### Given task
Each line below must be set down exactly; omit any image you find.

===== Source material

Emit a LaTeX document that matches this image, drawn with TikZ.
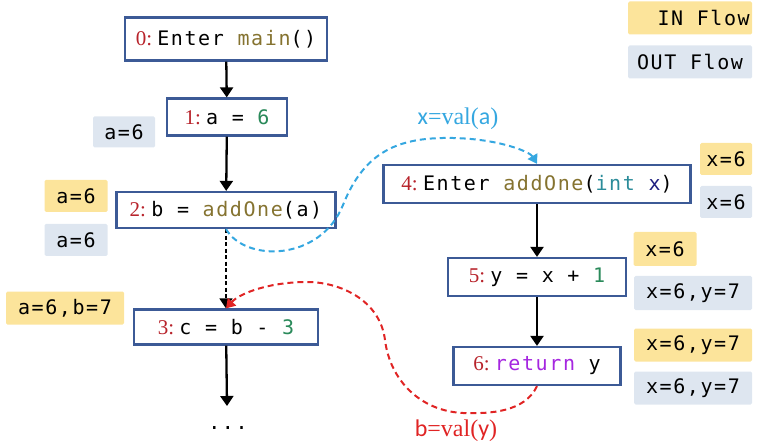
\documentclass[tikz,border=0pt]{standalone}
\usepackage{fontspec}
\setmainfont{Liberation Serif}
\newfontfamily\codefont[LetterSpace=8]{DejaVu Sans Mono}
\newfontfamily\numfont{Liberation Serif}
\newfontfamily\sansx{Carlito}
\usetikzlibrary{arrows.meta}
\definecolor{bordc}{HTML}{3C5A96}
\definecolor{numred}{HTML}{B8232B}
\definecolor{funcol}{HTML}{857330}
\definecolor{numgreen}{HTML}{2A8A5A}
\definecolor{typecol}{HTML}{2B8C9A}
\definecolor{varcol}{HTML}{1E1E80}
\definecolor{retcol}{HTML}{A526E0}
\definecolor{infill}{HTML}{FCE49B}
\definecolor{outfill}{HTML}{DEE6F0}
\definecolor{bluec}{HTML}{35A7E0}
\definecolor{redc}{HTML}{E02424}
\newcommand\nm[1]{{\numfont\fontsize{21}{24}\selectfont\color{numred}#1:\ }}
\newcommand\fn[1]{{\color{funcol}#1}}
\newcommand\gn[1]{{\color{numgreen}#1}}
\tikzset{
  stmt/.style={draw=bordc, line width=2.2pt, fill=white, inner sep=0pt, align=center,
    font=\codefont\fontsize{20}{24}\selectfont},
  flowlbl/.style={inner sep=0pt, rounded corners=1.5pt, font=\codefont\fontsize{20}{24}\selectfont, align=center},
  inlbl/.style={flowlbl, fill=infill},
  outlbl/.style={flowlbl, fill=outfill},
  flow/.style={-{Triangle[length=10pt,width=13pt]}, line width=2.3pt, black},
  call/.style={-{Triangle[length=9pt,width=11pt]}, line width=2pt, dash pattern=on 6pt off 4pt},
}
\begin{document}
\begin{tikzpicture}[x=1pt,y=-1pt]
\useasboundingbox (0,0) rectangle (768,446);
% statement nodes
\node[stmt, minimum width=202pt, minimum height=43pt] (n0) at (226,39) {\nm{0}Enter \fn{main}()};
\node[stmt, minimum width=120pt, minimum height=37pt] (n1) at (227,117) {\nm{1}a = \gn{6}};
\node[stmt, minimum width=219pt, minimum height=36pt] (n2) at (226,210) {\nm{2}b = \fn{addOne}(a)};
\node[stmt, minimum width=184pt, minimum height=35pt] (n3) at (226,327) {\nm{3}c = b - \gn{3}};
\node[stmt, minimum width=307pt, minimum height=38pt] (n4) at (537,184) {\nm{4}Enter \fn{addOne}({\color{typecol}int} {\color{varcol}x})};
\node[stmt, minimum width=178pt, minimum height=38pt] (n5) at (537,277) {\nm{5}y = x + \gn{1}};
\node[stmt, minimum width=167pt, minimum height=38pt] (n6) at (537,366) {\nm{6}{\color{retcol}return} y};
\node[font=\codefont\fontsize{20}{24}\selectfont] (dots) at (228,428) {...};
\coordinate (dtop) at (227,406);
% flow labels
\node[inlbl, minimum width=124pt, minimum height=33pt] (legin) at (690,18) {\ \ IN Flow};
\node[outlbl, minimum width=124pt, minimum height=33pt] (legout) at (690,62) {OUT Flow};
\node[outlbl, minimum width=62pt, minimum height=31pt] (o1) at (124,132) {a=6};
\node[inlbl, minimum width=63pt, minimum height=32pt] (i2) at (76,196) {a=6};
\node[outlbl, minimum width=63pt, minimum height=32pt] (o2) at (76,240) {a=6};
\node[inlbl, minimum width=118pt, minimum height=33pt] (i3) at (65,308) {a=6,b=7};
\node[inlbl, minimum width=52pt, minimum height=32pt] (i4) at (726,159) {x=6};
\node[outlbl, minimum width=52pt, minimum height=32pt] (o4) at (726,202) {x=6};
\node[inlbl, minimum width=63pt, minimum height=34pt] (i5) at (665,249) {x=6};
\node[outlbl, minimum width=118pt, minimum height=34pt] (o5) at (693,293) {x=6,y=7};
\node[inlbl, minimum width=118pt, minimum height=33pt] (i6) at (693,345) {x=6,y=7};
\node[outlbl, minimum width=118pt, minimum height=33pt] (o6) at (693,388) {x=6,y=7};
% normal flow
\draw[flow] (n0) -- (n1);
\draw[flow] (n1) -- (n2);
\draw[flow] (n3) -- (dtop);
\draw[flow] (n4) -- (n5);
\draw[flow] (n5) -- (n6);
\draw[flow, dash pattern=on 4pt off 2.5pt, line width=1.6pt] (n2) -- (n3);
% call / return edges
\draw[call, bluec] (n2.south) .. controls (245,262) and (320,262) .. (343,205)
   .. controls (365,150) and (400,137) .. (453,138)
   .. controls (500,139) and (530,152) .. (n4.north);
\draw[call, redc] (n6.south) .. controls (525,412) and (490,414) .. (463,413)
   .. controls (420,411) and (390,380) .. (385,340)
   .. controls (380,300) and (340,282) .. (307,282)
   .. controls (270,282) and (240,293) .. (n3.north);
\node[text=bluec, font=\fontsize{24}{26}\selectfont] (lblx) at (458,119) {{\sansx x}=val({\sansx a})};
\node[text=redc, font=\fontsize{24}{26}\selectfont] (lblb) at (456,431) {{\sansx b}=val({\sansx y})};
\end{tikzpicture}
\end{document}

==========

### Reply
Emit a LaTeX document that matches this image, drawn with TikZ.
\documentclass[tikz,border=0pt]{standalone}
\usepackage{fontspec}
\setmainfont{Liberation Serif}
\newfontfamily\codefont[LetterSpace=8]{DejaVu Sans Mono}
\newfontfamily\numfont{Liberation Serif}
\newfontfamily\sansx{Carlito}
\usetikzlibrary{arrows.meta}
\definecolor{bordc}{HTML}{3C5A96}
\definecolor{numred}{HTML}{B8232B}
\definecolor{funcol}{HTML}{857330}
\definecolor{numgreen}{HTML}{2A8A5A}
\definecolor{typecol}{HTML}{2B8C9A}
\definecolor{varcol}{HTML}{1E1E80}
\definecolor{retcol}{HTML}{A526E0}
\definecolor{infill}{HTML}{FCE49B}
\definecolor{outfill}{HTML}{DEE6F0}
\definecolor{bluec}{HTML}{35A7E0}
\definecolor{redc}{HTML}{E02424}
\newcommand\nm[1]{{\numfont\fontsize{21}{24}\selectfont\color{numred}#1:\ }}
\newcommand\fn[1]{{\color{funcol}#1}}
\newcommand\gn[1]{{\color{numgreen}#1}}
\tikzset{
  stmt/.style={draw=bordc, line width=2.2pt, fill=white, inner sep=0pt, align=center,
    font=\codefont\fontsize{20}{24}\selectfont},
  flowlbl/.style={inner sep=0pt, rounded corners=1.5pt, font=\codefont\fontsize{20}{24}\selectfont, align=center},
  inlbl/.style={flowlbl, fill=infill},
  outlbl/.style={flowlbl, fill=outfill},
  flow/.style={-{Triangle[length=10pt,width=13pt]}, line width=2.3pt, black},
  call/.style={-{Triangle[length=9pt,width=11pt]}, line width=2pt, dash pattern=on 6pt off 4pt},
}
\begin{document}
\begin{tikzpicture}[x=1pt,y=-1pt]
\useasboundingbox (0,0) rectangle (768,446);
% statement nodes
\node[stmt, minimum width=202pt, minimum height=43pt] (n0) at (226,39) {\nm{0}Enter \fn{main}()};
\node[stmt, minimum width=120pt, minimum height=37pt] (n1) at (227,117) {\nm{1}a = \gn{6}};
\node[stmt, minimum width=219pt, minimum height=36pt] (n2) at (226,210) {\nm{2}b = \fn{addOne}(a)};
\node[stmt, minimum width=184pt, minimum height=35pt] (n3) at (226,327) {\nm{3}c = b - \gn{3}};
\node[stmt, minimum width=307pt, minimum height=38pt] (n4) at (537,184) {\nm{4}Enter \fn{addOne}({\color{typecol}int} {\color{varcol}x})};
\node[stmt, minimum width=178pt, minimum height=38pt] (n5) at (537,277) {\nm{5}y = x + \gn{1}};
\node[stmt, minimum width=167pt, minimum height=38pt] (n6) at (537,366) {\nm{6}{\color{retcol}return} y};
\node[font=\codefont\fontsize{20}{24}\selectfont] (dots) at (228,428) {...};
\coordinate (dtop) at (227,406);
% flow labels
\node[inlbl, minimum width=124pt, minimum height=33pt] (legin) at (690,18) {\ \ IN Flow};
\node[outlbl, minimum width=124pt, minimum height=33pt] (legout) at (690,62) {OUT Flow};
\node[outlbl, minimum width=62pt, minimum height=31pt] (o1) at (124,132) {a=6};
\node[inlbl, minimum width=63pt, minimum height=32pt] (i2) at (76,196) {a=6};
\node[outlbl, minimum width=63pt, minimum height=32pt] (o2) at (76,240) {a=6};
\node[inlbl, minimum width=118pt, minimum height=33pt] (i3) at (65,308) {a=6,b=7};
\node[inlbl, minimum width=52pt, minimum height=32pt] (i4) at (726,159) {x=6};
\node[outlbl, minimum width=52pt, minimum height=32pt] (o4) at (726,202) {x=6};
\node[inlbl, minimum width=63pt, minimum height=34pt] (i5) at (665,249) {x=6};
\node[outlbl, minimum width=118pt, minimum height=34pt] (o5) at (693,293) {x=6,y=7};
\node[inlbl, minimum width=118pt, minimum height=33pt] (i6) at (693,345) {x=6,y=7};
\node[outlbl, minimum width=118pt, minimum height=33pt] (o6) at (693,388) {x=6,y=7};
% normal flow
\draw[flow] (n0) -- (n1);
\draw[flow] (n1) -- (n2);
\draw[flow] (n3) -- (dtop);
\draw[flow] (n4) -- (n5);
\draw[flow] (n5) -- (n6);
\draw[flow, dash pattern=on 4pt off 2.5pt, line width=1.6pt] (n2) -- (n3);
% call / return edges
\draw[call, bluec] (n2.south) .. controls (245,262) and (320,262) .. (343,205)
   .. controls (365,150) and (400,137) .. (453,138)
   .. controls (500,139) and (530,152) .. (n4.north);
\draw[call, redc] (n6.south) .. controls (525,412) and (490,414) .. (463,413)
   .. controls (420,411) and (390,380) .. (385,340)
   .. controls (380,300) and (340,282) .. (307,282)
   .. controls (270,282) and (240,293) .. (n3.north);
\node[text=bluec, font=\fontsize{24}{26}\selectfont] (lblx) at (458,119) {{\sansx x}=val({\sansx a})};
\node[text=redc, font=\fontsize{24}{26}\selectfont] (lblb) at (456,431) {{\sansx b}=val({\sansx y})};
\end{tikzpicture}
\end{document}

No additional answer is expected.